Supporting the goals and ideals of National Domestic Violence Awareness Month, commending domestic violence victim advocates, domestic violence victim service providers, crisis hotline staff, and first responders serving victims of domestic violence for their compassionate support of victims of domestic violence, and expressing the sense of the Senate that Congress should continue to support efforts to end domestic violence and hold perpetrators of domestic violence accountable.

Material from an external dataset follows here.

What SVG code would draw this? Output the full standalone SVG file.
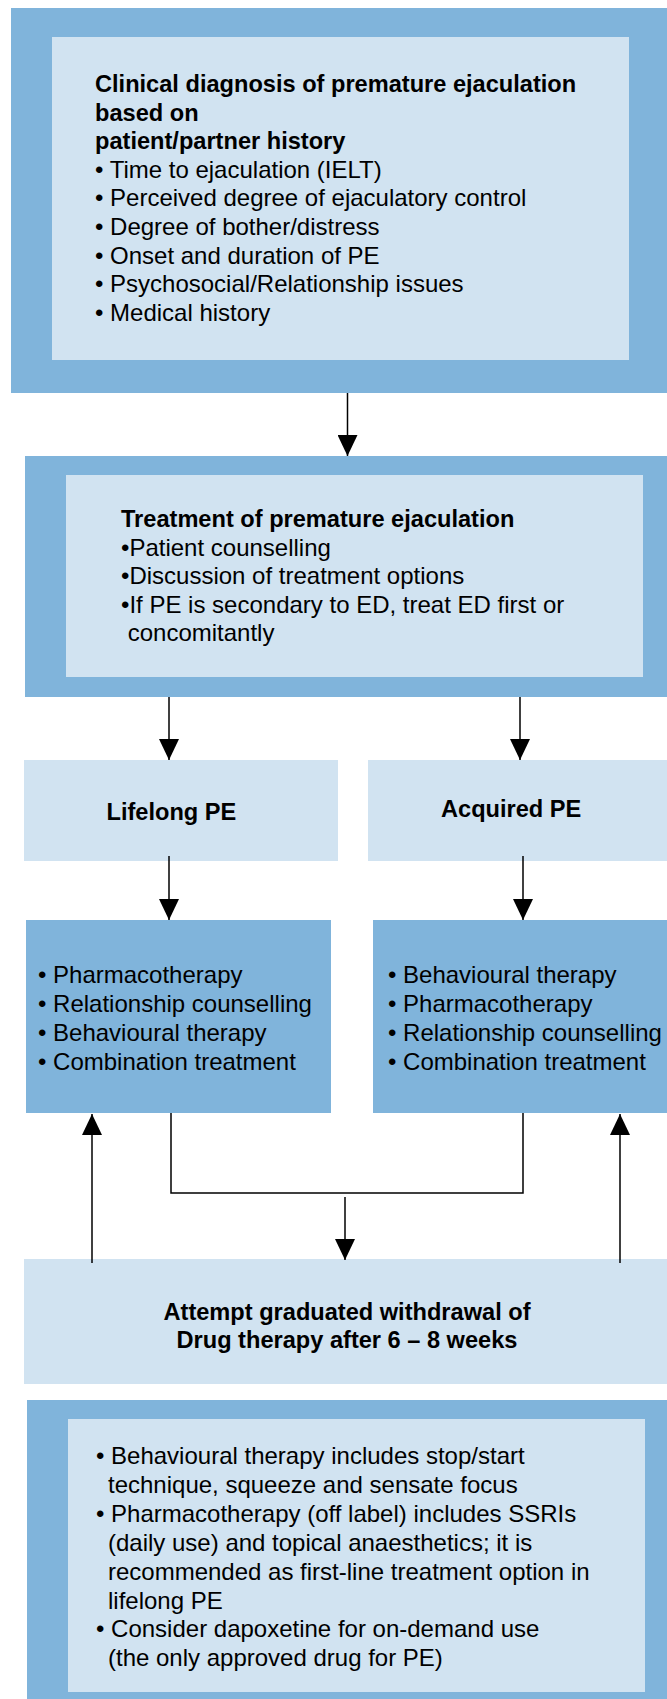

Whereas domestic violence victim advocates, domestic violence service providers, domestic violence first responders, and other individuals in the United States observe the month of October, 2016, as National Domestic Violence Awareness Month in order to increase awareness in the United States about the issue of domestic violence;

Whereas it is estimated that each year approximately 12,673,000 individuals in the United States are victims of intimate partner violence, including—

(1)

physical violence;

(2)

rape; or

(3)

stalking;

Whereas more than 1 in 5 women in the United States and up to 1 in 7 men in the United States have experienced severe physical violence by an intimate partner;

Whereas, on average, 3 women are killed by a current or former intimate partner every day in the United States, according to the Bureau of Justice Statistics;

Whereas personal safety and economic security are often inextricably linked for victims of domestic violence, according to the National Network to End Domestic Violence;

Whereas 1 in 11 women and 1 in 21 men who have experienced sexual violence, physical violence, or stalking by an intimate partner missed work or school as a result of the abuse;

Whereas the National Domestic Violence Counts Census found that during 1 day during September 2015, more than 71,828 victims of domestic violence received services, but 12,197 requests for services went unmet due to a lack of funding and resources;

Whereas domestic violence affects women, men, and children of every age and background, but women—

(1)

experience more domestic violence than men; and

(2)

are significantly more likely than men to be injured during an assault by an intimate partner;

Whereas women aged 18 to 34 typically experience the highest rates of intimate partner violence, according to the Bureau of Justice Statistics;

Whereas most female victims of intimate partner violence have been victimized by the same offender previously;

Whereas domestic violence is cited as a significant factor in homelessness among families;

Whereas research shows that households in which children are abused or neglected are likely to have a higher rate of intimate partner violence;

Whereas millions of children are exposed to domestic violence each year;

Whereas victims of domestic violence experience immediate and long-term negative outcomes, including detrimental effects on mental and physical health;

Whereas crisis hotlines serving domestic violence operate 24 hours per day, 365 days per year, and offer important—

(1)

crisis intervention;

(2)

support;

(3)

information; and

(4)

referrals for victims;

Whereas staff and volunteers of domestic violence shelters and programs in the United States, in cooperation with 56 State and territorial coalitions against domestic violence, serve—

(1)

thousands of adults and children each day; and

(2)

at least 1,000,000 adults and children each year;

Whereas law enforcement officers in the United States put their lives at risk each day by responding to incidents of domestic violence, which can be among the most volatile and deadly disturbance calls;

Whereas Congress first demonstrated a significant commitment to supporting victims of domestic violence through the landmark enactment of the Family Violence Prevention and Services Act (42 U.S.C. 10401 et seq.);

Whereas Congress has remained committed to protecting survivors of all forms of domestic violence and sexual abuse by making Federal funding available to support the activities that are authorized under—

(1)

the Family Violence Prevention and Services Act (42 U.S.C. 10401 et seq.); and

(2)

the Violence Against Women Act of 1994 (42 U.S.C. 13925 et seq.);

Whereas there is a need to continue to support programs and activities aimed at domestic violence intervention and domestic violence prevention in the United States; and

Whereas individuals and organizations that are dedicated to preventing and ending domestic violence should be recognized: Now, therefore, be it

That—

(1)

the Senate supports the goals and ideals of National Domestic Violence Awareness Month; and

(2)

it is the sense of the Senate that Congress should—

(A)

continue to raise awareness of domestic violence in the United States and the corresponding devastating effects of domestic violence on survivors, families, and communities; and

(B)

pledge continued support for programs designed—

(i)

to assist survivors;

(ii)

to hold perpetrators accountable; and

(iii)

to bring an end to domestic violence.